Implementing REM-Based Responsive Layouts
Core Concept
The goal is proportional scaling: when viewport dimensions change, every element adjusts maintaining design ratios. By setting the root font size proportionally to screen width and using REM for all dimensions, elements scale uniformly.
Implementation Approaches
Approach 1: Media Queries with Less
This method manually defines breakpoints and scales.
Standard viewport widths:
| Device Category | Typical Widths |
|---|---|
| Older phones | 320px, 360px |
| Modern phones | 375px, 414px |
| Tablets | 768px, 1024px |
| Desktops | 1920px+ |
Division strategy:
- Divide the design width into equal porsions (commonly 15 or 10)
- Use that portion size as your root font size
- Convert all pixel values using the formula:
REM Value = Original Pixel / Root Font Size
Example calculation for 750px design:
@design-width: 750px;
@parts: 15;
@font-size: @design-width / @parts; // 50px
html {
font-size: @font-size;
}
.banner {
width: 750rem / @parts; // converts to 750px at design size
height: 400rem / @parts;
}
At 320px viewport, the root font becomes ~21.33px (320 ÷ 15), so the banner becomes ~106.67px × 56.89px—scaled proportionally.

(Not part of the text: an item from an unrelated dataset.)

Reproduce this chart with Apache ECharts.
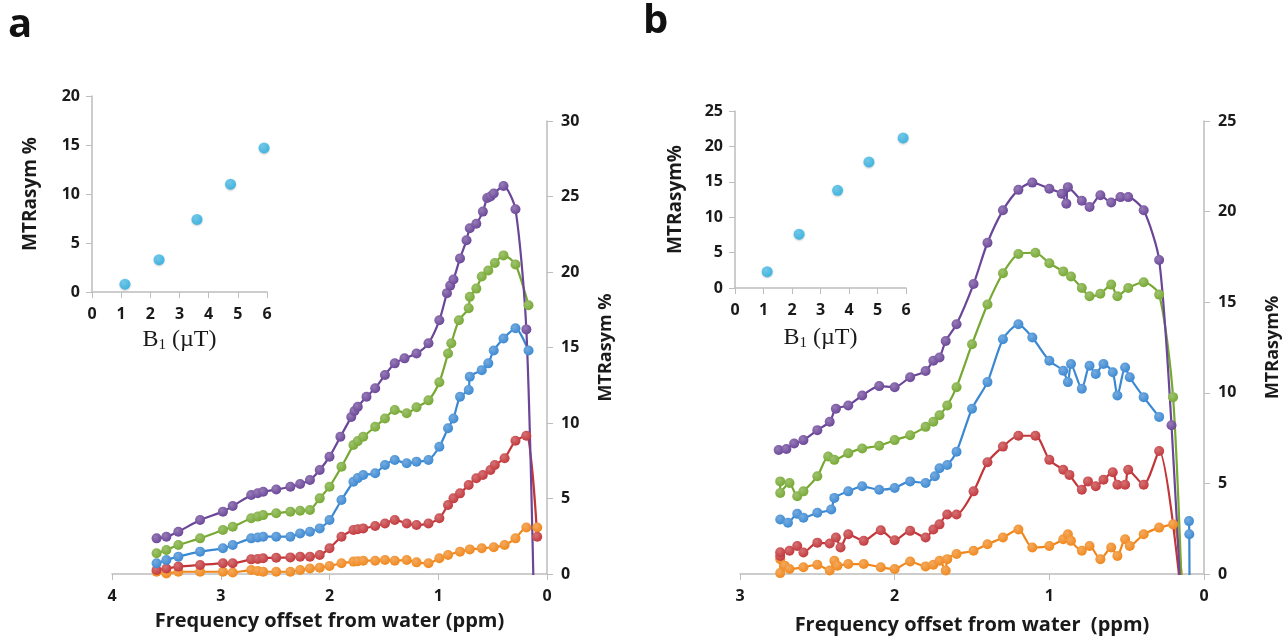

Approach 2: Flexible.js Library
This library (developed by the Taobao mobile team) automates the calculation process. It divides the viewport into 10 equal segments regardless of actual pixel density.
To use it:
- Include the library in your project
- Set your root font size based on design dimensions divided by 10
For a 750px design: root font size = 75px
All element dimensions become: element pixels ÷ 75
The library handles all breakpoint calculations internally, eliminating manual media query management.
Module Importing in Less
Organize stylesheets into reusable modules:
// base.less
@base-font: 16px;
@spacing: 8px;
// components.less
@import "base";
.button {
font-size: @base-font;
padding: @spacing * 2;
}
The import statement pulls external Less files into the current file, combining all variables and rules into one compiled output.